In questo senso, tutto ciò che Musk fa, dalle accuse agli sprechi governativi ai robot inviati verso Marte, sembra costruito per non fare annoiare l’osservatore. E forse, in filigrana, anche per non annoiarci. Perché la sua narrativa vive di contrasti. Un momento parla come un controllore di gestione ossessionato dall’efficienza pubblica. Quello dopo si lancia in un discorso apocalittico sull’automazione totale. Poi passa a Marte, poi a Dune, poi a una teoria cosmica che unisce fisica, filosofia e narrativa.
La forza di questo flusso disordinato ma coerente sta nella sua capacità di costruire uno scenario in cui ogni pezzo, dal più tecnico al più esoterico, diventa una tessera della stessa mappa. E la mappa racconta un mondo in cui la tecnologia non è solo strumento, ma agente narrativo. Musk lo sa bene. Sa che ogni sua frase è un acceleratore di storie. Sa che il pubblico digitale ha bisogno di narrazioni calde, non tiepide.
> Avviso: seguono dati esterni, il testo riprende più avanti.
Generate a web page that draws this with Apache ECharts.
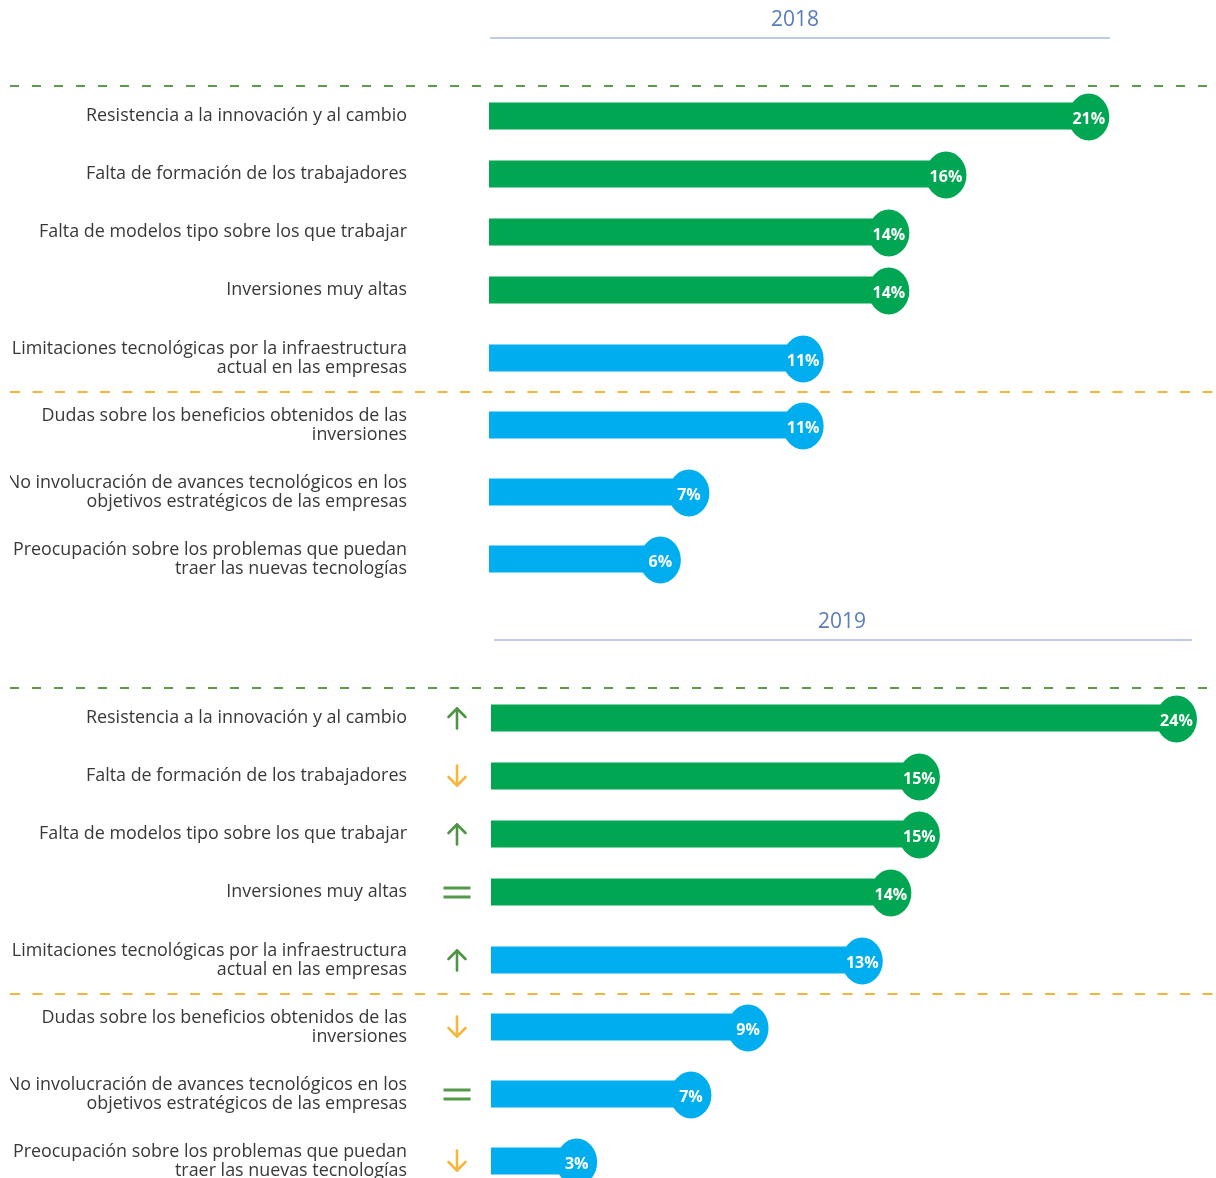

Sa soprattutto che la sua stessa persona è diventata il punto di frizione tra ciò che la tecnologia promette e ciò che la politica non riesce a ottenere.
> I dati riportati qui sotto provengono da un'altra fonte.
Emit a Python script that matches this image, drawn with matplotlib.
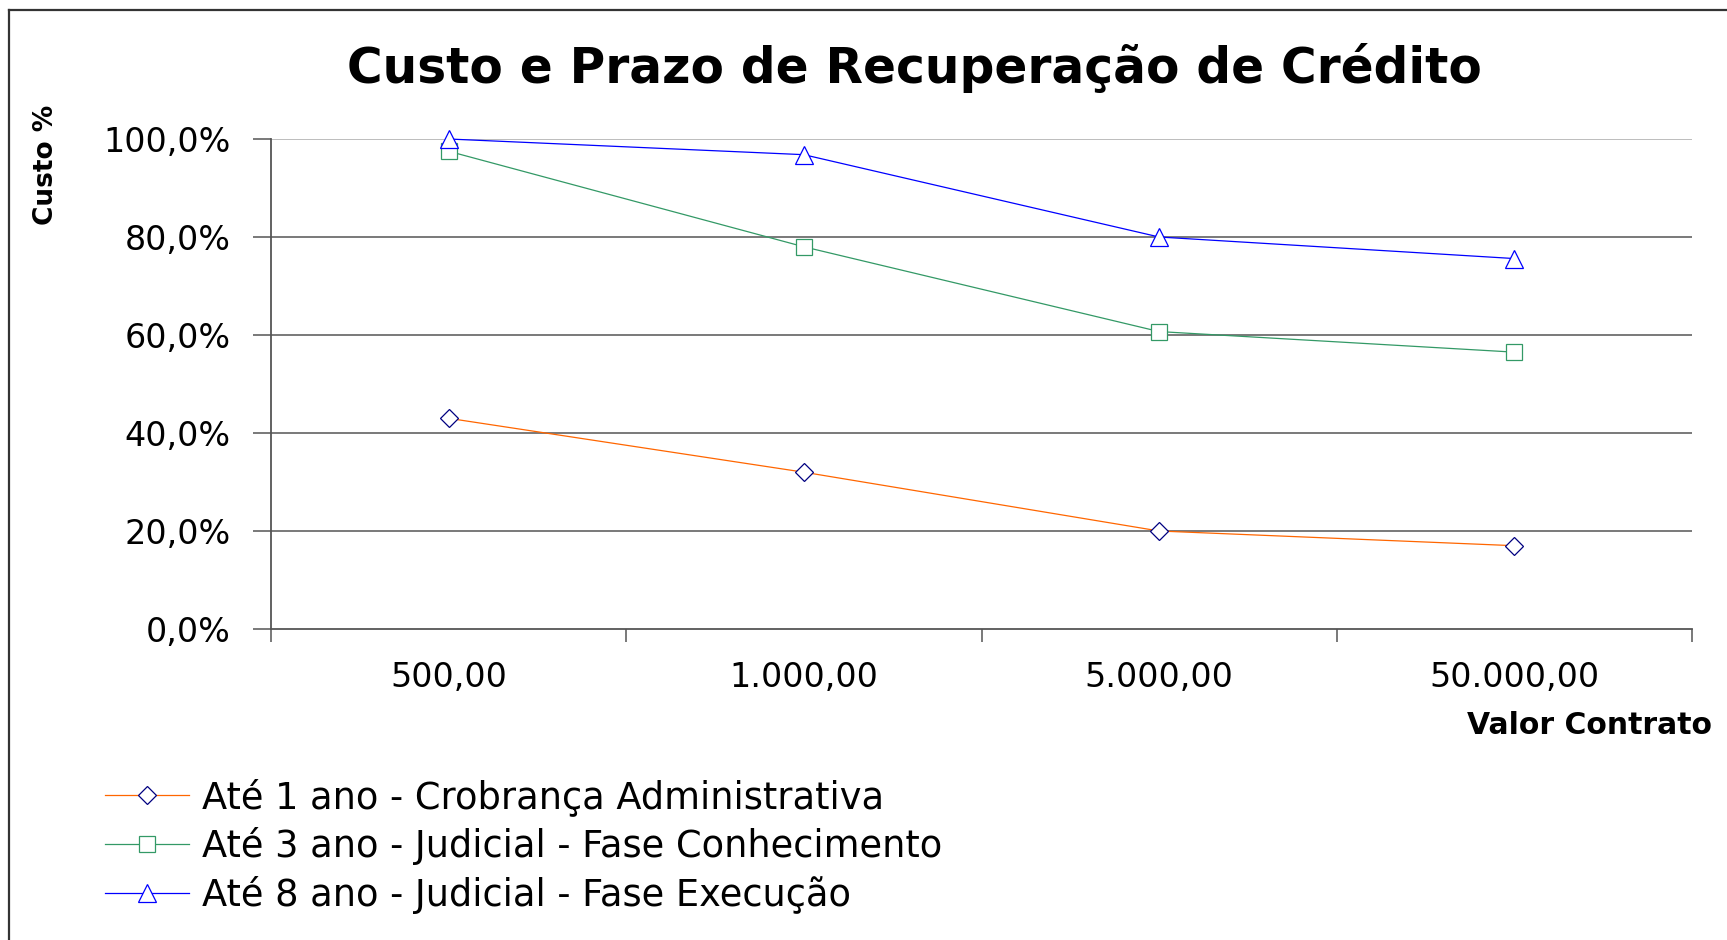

Il risultato finale è un racconto di potere che si autoalimenta. Un uomo che passa dalle verifiche di spesa pubblica ai robot marziani con la stessa naturalezza con cui altri passano da una riunione a una pausa caffè. Ed è proprio questa elasticità a rendere la sua comunicazione una calamita per l’attenzione collettiva. Chiunque altro verrebbe percepito come incoerente. Musk no. Perché il suo codice narrativo è scritto per osare, rompere, provocare. In fondo, per citare un vecchio ingegnere del Jet Propulsion Laboratory, la tecnologia più potente non è quella che funziona. È quella che riesce a cambiare quello in cui crediamo sia possibile.